WHAT TO PRODUCE: Using the material below, work out how many lines contain the word "this". Reply with the number and nothing more.

## start MATERIAL PROVIDED

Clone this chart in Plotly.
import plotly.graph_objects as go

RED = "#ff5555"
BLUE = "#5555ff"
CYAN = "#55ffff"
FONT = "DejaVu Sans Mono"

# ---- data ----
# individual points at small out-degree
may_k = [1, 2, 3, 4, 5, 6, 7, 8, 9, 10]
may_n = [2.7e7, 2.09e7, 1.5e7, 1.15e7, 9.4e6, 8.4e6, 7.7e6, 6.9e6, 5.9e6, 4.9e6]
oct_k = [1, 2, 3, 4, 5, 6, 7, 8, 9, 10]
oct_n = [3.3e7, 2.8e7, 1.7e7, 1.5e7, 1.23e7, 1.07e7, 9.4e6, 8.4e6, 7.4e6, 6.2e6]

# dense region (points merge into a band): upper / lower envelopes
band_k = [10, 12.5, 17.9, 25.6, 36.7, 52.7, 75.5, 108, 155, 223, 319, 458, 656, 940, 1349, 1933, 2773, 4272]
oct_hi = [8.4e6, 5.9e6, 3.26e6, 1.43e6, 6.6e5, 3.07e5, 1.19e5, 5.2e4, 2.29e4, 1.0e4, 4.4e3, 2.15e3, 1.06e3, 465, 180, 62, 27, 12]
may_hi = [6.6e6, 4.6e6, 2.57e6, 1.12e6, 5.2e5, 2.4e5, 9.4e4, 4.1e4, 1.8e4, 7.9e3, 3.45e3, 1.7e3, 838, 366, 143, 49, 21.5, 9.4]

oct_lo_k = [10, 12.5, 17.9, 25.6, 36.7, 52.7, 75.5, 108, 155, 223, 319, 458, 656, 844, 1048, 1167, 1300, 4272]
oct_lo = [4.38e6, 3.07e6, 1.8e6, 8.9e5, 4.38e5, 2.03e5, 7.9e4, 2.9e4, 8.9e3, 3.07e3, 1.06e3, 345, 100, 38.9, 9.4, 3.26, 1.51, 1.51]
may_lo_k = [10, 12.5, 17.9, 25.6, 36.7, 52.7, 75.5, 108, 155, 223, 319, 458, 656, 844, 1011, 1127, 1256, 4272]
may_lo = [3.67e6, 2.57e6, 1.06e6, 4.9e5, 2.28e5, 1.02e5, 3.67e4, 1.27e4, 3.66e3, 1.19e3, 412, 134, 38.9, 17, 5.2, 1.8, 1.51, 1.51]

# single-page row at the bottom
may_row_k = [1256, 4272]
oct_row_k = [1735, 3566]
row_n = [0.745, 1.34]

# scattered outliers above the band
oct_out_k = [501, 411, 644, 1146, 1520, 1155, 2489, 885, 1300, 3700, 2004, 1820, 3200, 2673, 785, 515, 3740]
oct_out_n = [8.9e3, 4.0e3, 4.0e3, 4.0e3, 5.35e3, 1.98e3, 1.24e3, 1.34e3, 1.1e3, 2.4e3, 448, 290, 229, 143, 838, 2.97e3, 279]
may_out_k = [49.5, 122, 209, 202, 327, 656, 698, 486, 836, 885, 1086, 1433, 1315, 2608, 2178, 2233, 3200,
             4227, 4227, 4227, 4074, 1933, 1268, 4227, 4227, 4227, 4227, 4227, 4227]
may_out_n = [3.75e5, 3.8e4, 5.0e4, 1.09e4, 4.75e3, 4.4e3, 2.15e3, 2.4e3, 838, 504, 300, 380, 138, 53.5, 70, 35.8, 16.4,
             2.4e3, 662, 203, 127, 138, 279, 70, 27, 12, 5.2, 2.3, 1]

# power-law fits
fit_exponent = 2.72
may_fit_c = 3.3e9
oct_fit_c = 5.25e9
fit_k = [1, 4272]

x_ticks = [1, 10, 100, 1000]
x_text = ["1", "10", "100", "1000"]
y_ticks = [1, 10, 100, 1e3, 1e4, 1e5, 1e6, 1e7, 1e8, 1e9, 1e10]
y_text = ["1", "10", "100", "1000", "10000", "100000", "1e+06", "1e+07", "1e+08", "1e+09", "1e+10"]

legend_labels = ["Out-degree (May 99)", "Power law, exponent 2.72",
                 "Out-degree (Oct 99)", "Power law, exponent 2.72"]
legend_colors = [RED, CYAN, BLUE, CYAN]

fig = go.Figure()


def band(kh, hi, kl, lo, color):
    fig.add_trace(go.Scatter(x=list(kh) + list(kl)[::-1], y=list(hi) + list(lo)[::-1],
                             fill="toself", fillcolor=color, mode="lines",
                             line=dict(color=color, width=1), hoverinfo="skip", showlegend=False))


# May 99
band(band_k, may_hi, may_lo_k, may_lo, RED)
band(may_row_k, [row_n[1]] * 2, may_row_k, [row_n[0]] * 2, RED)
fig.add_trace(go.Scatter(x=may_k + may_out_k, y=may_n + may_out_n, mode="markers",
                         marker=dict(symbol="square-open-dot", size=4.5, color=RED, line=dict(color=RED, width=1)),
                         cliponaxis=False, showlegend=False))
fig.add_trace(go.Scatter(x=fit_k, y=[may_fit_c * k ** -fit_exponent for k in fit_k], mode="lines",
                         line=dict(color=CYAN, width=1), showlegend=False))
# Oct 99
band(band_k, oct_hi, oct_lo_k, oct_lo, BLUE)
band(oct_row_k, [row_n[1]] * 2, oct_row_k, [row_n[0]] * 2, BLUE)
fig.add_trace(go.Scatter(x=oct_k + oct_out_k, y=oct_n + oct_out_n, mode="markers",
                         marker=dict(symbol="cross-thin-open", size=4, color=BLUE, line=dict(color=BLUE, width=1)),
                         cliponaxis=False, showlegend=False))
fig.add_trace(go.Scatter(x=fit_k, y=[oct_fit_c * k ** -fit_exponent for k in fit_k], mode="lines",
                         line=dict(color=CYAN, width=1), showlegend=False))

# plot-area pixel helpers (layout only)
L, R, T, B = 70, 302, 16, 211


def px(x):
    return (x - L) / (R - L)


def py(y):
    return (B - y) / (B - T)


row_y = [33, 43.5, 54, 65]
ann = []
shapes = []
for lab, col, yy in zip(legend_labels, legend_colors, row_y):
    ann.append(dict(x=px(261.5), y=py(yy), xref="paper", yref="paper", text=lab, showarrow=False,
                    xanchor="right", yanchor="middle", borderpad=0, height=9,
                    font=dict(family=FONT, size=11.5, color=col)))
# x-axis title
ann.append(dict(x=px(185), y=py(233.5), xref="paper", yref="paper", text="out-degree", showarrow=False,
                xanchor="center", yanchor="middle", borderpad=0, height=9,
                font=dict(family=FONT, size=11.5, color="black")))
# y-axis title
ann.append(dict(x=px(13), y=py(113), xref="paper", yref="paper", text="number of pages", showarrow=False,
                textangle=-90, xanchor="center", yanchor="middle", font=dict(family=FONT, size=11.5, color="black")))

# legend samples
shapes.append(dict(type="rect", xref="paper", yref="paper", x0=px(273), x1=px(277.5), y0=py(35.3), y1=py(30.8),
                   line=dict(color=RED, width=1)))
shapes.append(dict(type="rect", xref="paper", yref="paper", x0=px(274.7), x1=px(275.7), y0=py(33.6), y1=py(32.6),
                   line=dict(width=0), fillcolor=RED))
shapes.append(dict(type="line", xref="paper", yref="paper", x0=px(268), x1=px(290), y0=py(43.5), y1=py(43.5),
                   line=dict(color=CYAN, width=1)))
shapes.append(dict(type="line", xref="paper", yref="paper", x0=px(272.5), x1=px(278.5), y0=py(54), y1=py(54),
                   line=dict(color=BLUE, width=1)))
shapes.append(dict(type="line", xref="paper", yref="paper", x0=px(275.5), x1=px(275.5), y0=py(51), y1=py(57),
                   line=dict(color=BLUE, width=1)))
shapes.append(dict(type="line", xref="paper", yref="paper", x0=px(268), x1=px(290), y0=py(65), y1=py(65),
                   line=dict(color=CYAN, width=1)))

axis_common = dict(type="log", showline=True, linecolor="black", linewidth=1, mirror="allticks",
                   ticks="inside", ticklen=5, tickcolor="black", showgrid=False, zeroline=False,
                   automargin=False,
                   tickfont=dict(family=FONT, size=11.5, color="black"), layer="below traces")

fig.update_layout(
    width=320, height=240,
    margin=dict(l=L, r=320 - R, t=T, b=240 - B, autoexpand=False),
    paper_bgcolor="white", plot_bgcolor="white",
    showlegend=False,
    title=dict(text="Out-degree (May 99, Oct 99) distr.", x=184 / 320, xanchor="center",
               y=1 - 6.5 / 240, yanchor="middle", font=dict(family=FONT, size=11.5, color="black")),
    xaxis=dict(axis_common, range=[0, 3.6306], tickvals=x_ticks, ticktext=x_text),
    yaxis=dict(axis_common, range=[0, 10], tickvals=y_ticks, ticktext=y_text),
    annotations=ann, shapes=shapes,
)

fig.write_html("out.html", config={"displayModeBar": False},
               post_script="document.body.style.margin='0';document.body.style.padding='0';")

## end MATERIAL PROVIDED
## start MATERIAL PROVIDED

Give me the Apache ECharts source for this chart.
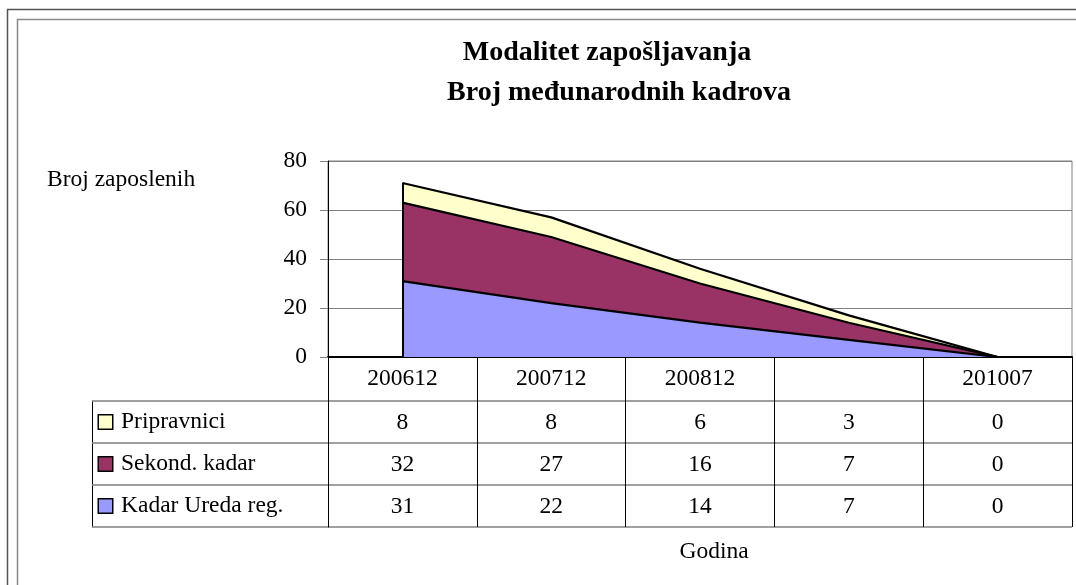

## end MATERIAL PROVIDED

WRITTEN ANSWER: 2